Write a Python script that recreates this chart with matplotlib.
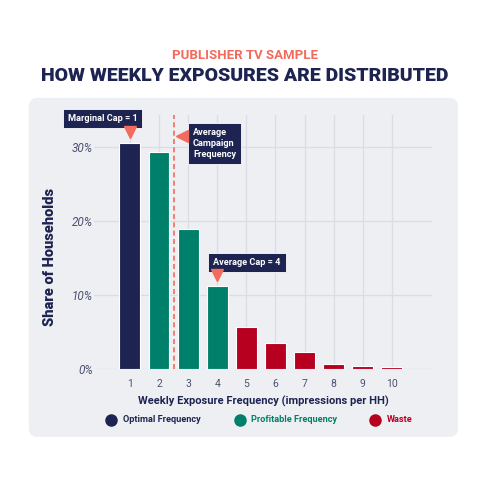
import matplotlib
matplotlib.use("Agg")
import matplotlib.pyplot as plt
from matplotlib.patches import FancyBboxPatch
from matplotlib.lines import Line2D

# Data
frequencies = [1, 2, 3, 4, 5, 6, 7, 8, 9, 10]
share_pct = [30.6, 29.3, 18.9, 11.2, 5.7, 3.5, 2.3, 0.7, 0.45, 0.3]
groups = ["optimal", "profitable", "profitable", "profitable",
          "waste", "waste", "waste", "waste", "waste", "waste"]
avg_campaign_freq = 2.5
marginal_cap = 1
average_cap = 4
y_ticks = [0, 10, 20, 30]
y_tick_labels = ["0%", "10%", "20%", "30%"]

NAVY = "#1d2451"
GREEN = "#007f6a"
RED = "#b7001f"
CORAL = "#f26b5c"
PANEL = "#eeeff3"
GRID = "#dcdde4"
TICK = "#4b5070"

COLORS = {"optimal": NAVY, "profitable": GREEN, "waste": RED}

plt.rcParams["font.family"] = ["Roboto", "DejaVu Sans"]

fig = plt.figure(figsize=(4.8, 4.8), dpi=100)
fig.patch.set_facecolor("white")

# light rounded panel behind the chart
panel = FancyBboxPatch((0.060, 0.090), 0.894, 0.706,
                       boxstyle="round,pad=0.0,rounding_size=0.018",
                       transform=fig.transFigure, facecolor=PANEL,
                       edgecolor="none", zorder=0)
fig.add_artist(panel)

fig.text(0.51, 0.885, "PUBLISHER TV SAMPLE", ha="center", va="center",
         color=CORAL, fontsize=9.5, fontweight="bold")
fig.text(0.51, 0.841, "HOW WEEKLY EXPOSURES ARE DISTRIBUTED", ha="center",
         va="center", color=NAVY, fontsize=14, fontweight="black")

ax = fig.add_axes([0.196, 0.231, 0.704, 0.529])
ax.set_facecolor("none")

ax.bar(frequencies, share_pct, width=0.72,
       color=[COLORS[g] for g in groups], edgecolor="white",
       linewidth=0.8, zorder=3)

ax.set_xlim(-0.23, 11.38)
ax.set_ylim(0, 34.3)
ax.set_xticks(frequencies)
ax.set_xticklabels([str(f) for f in frequencies])
ax.set_yticks(y_ticks)
ax.set_yticklabels(y_tick_labels, fontstyle="italic")
ax.tick_params(axis="x", length=0, pad=7, labelsize=7.5, labelcolor=TICK)
ax.tick_params(axis="y", length=0, pad=1, labelsize=8.5, labelcolor=TICK)
ax.grid(True, color=GRID, linewidth=0.9, zorder=0)
for spine in ax.spines.values():
    spine.set_visible(False)

ax.set_xlabel("Weekly Exposure Frequency (impressions per HH)", color=NAVY,
              fontsize=8, fontweight="bold", labelpad=5)
ax.set_ylabel("Share of Households", color=NAVY, fontsize=10.5,
              fontweight="black")
ax.yaxis.set_label_coords(-0.11, 0.44)

# average campaign frequency marker
ax.axvline(avg_campaign_freq, color=CORAL, linestyle=(0, (3, 2)),
           linewidth=1.2, zorder=4)

box = dict(boxstyle="square,pad=0.55", facecolor=NAVY, edgecolor="white",
           linewidth=0.6)

ax.text(0.06, 33.8, "Marginal Cap = 1", ha="center", va="center",
        color="white", fontsize=6.6, fontweight="bold", bbox=box,
        zorder=6, clip_on=False)
ax.plot(marginal_cap, 32.0, marker="v", color=CORAL, markersize=9,
        zorder=7, clip_on=False)

ax.text(3.17, 30.5, "Average\nCampaign\nFrequency", ha="left", va="center",
        color="white", fontsize=6.6, fontweight="bold", bbox=box,
        linespacing=1.3, zorder=6)
ax.plot(2.78, 31.5, marker="<", color=CORAL, markersize=9, zorder=7)

ax.text(5.02, 14.4, "Average Cap = 4", ha="center", va="center",
        color="white", fontsize=6.6, fontweight="bold", bbox=box, zorder=6)
ax.plot(average_cap, 12.7, marker="v", color=CORAL, markersize=9, zorder=7)

# legend row
legend_items = [
    (0.231, 0.256, "Optimal Frequency", NAVY),
    (0.500, 0.523, "Profitable Frequency", GREEN),
    (0.781, 0.806, "Waste", RED),
]
for dot_x, text_x, label, color in legend_items:
    fig.add_artist(Line2D([dot_x], [0.125], marker="o", markersize=8,
                          color=color, linestyle="none",
                          transform=fig.transFigure))
    fig.text(text_x, 0.125, label, ha="left", va="center", color=color,
             fontsize=6.6, fontweight="bold")

fig.savefig("out.png", dpi=100, facecolor=fig.get_facecolor())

§ §

Instructions to follow: Copy the data word for word. Pictures do not go in the copy.

Result below:
Write a Python script that recreates this chart with matplotlib.
import matplotlib
matplotlib.use("Agg")
import matplotlib.pyplot as plt
from matplotlib.patches import FancyBboxPatch
from matplotlib.lines import Line2D

# Data
frequencies = [1, 2, 3, 4, 5, 6, 7, 8, 9, 10]
share_pct = [30.6, 29.3, 18.9, 11.2, 5.7, 3.5, 2.3, 0.7, 0.45, 0.3]
groups = ["optimal", "profitable", "profitable", "profitable",
          "waste", "waste", "waste", "waste", "waste", "waste"]
avg_campaign_freq = 2.5
marginal_cap = 1
average_cap = 4
y_ticks = [0, 10, 20, 30]
y_tick_labels = ["0%", "10%", "20%", "30%"]

NAVY = "#1d2451"
GREEN = "#007f6a"
RED = "#b7001f"
CORAL = "#f26b5c"
PANEL = "#eeeff3"
GRID = "#dcdde4"
TICK = "#4b5070"

COLORS = {"optimal": NAVY, "profitable": GREEN, "waste": RED}

plt.rcParams["font.family"] = ["Roboto", "DejaVu Sans"]

fig = plt.figure(figsize=(4.8, 4.8), dpi=100)
fig.patch.set_facecolor("white")

# light rounded panel behind the chart
panel = FancyBboxPatch((0.060, 0.090), 0.894, 0.706,
                       boxstyle="round,pad=0.0,rounding_size=0.018",
                       transform=fig.transFigure, facecolor=PANEL,
                       edgecolor="none", zorder=0)
fig.add_artist(panel)

fig.text(0.51, 0.885, "PUBLISHER TV SAMPLE", ha="center", va="center",
         color=CORAL, fontsize=9.5, fontweight="bold")
fig.text(0.51, 0.841, "HOW WEEKLY EXPOSURES ARE DISTRIBUTED", ha="center",
         va="center", color=NAVY, fontsize=14, fontweight="black")

ax = fig.add_axes([0.196, 0.231, 0.704, 0.529])
ax.set_facecolor("none")

ax.bar(frequencies, share_pct, width=0.72,
       color=[COLORS[g] for g in groups], edgecolor="white",
       linewidth=0.8, zorder=3)

ax.set_xlim(-0.23, 11.38)
ax.set_ylim(0, 34.3)
ax.set_xticks(frequencies)
ax.set_xticklabels([str(f) for f in frequencies])
ax.set_yticks(y_ticks)
ax.set_yticklabels(y_tick_labels, fontstyle="italic")
ax.tick_params(axis="x", length=0, pad=7, labelsize=7.5, labelcolor=TICK)
ax.tick_params(axis="y", length=0, pad=1, labelsize=8.5, labelcolor=TICK)
ax.grid(True, color=GRID, linewidth=0.9, zorder=0)
for spine in ax.spines.values():
    spine.set_visible(False)

ax.set_xlabel("Weekly Exposure Frequency (impressions per HH)", color=NAVY,
              fontsize=8, fontweight="bold", labelpad=5)
ax.set_ylabel("Share of Households", color=NAVY, fontsize=10.5,
              fontweight="black")
ax.yaxis.set_label_coords(-0.11, 0.44)

# average campaign frequency marker
ax.axvline(avg_campaign_freq, color=CORAL, linestyle=(0, (3, 2)),
           linewidth=1.2, zorder=4)

box = dict(boxstyle="square,pad=0.55", facecolor=NAVY, edgecolor="white",
           linewidth=0.6)

ax.text(0.06, 33.8, "Marginal Cap = 1", ha="center", va="center",
        color="white", fontsize=6.6, fontweight="bold", bbox=box,
        zorder=6, clip_on=False)
ax.plot(marginal_cap, 32.0, marker="v", color=CORAL, markersize=9,
        zorder=7, clip_on=False)

ax.text(3.17, 30.5, "Average\nCampaign\nFrequency", ha="left", va="center",
        color="white", fontsize=6.6, fontweight="bold", bbox=box,
        linespacing=1.3, zorder=6)
ax.plot(2.78, 31.5, marker="<", color=CORAL, markersize=9, zorder=7)

ax.text(5.02, 14.4, "Average Cap = 4", ha="center", va="center",
        color="white", fontsize=6.6, fontweight="bold", bbox=box, zorder=6)
ax.plot(average_cap, 12.7, marker="v", color=CORAL, markersize=9, zorder=7)

# legend row
legend_items = [
    (0.231, 0.256, "Optimal Frequency", NAVY),
    (0.500, 0.523, "Profitable Frequency", GREEN),
    (0.781, 0.806, "Waste", RED),
]
for dot_x, text_x, label, color in legend_items:
    fig.add_artist(Line2D([dot_x], [0.125], marker="o", markersize=8,
                          color=color, linestyle="none",
                          transform=fig.transFigure))
    fig.text(text_x, 0.125, label, ha="left", va="center", color=color,
             fontsize=6.6, fontweight="bold")

fig.savefig("out.png", dpi=100, facecolor=fig.get_facecolor())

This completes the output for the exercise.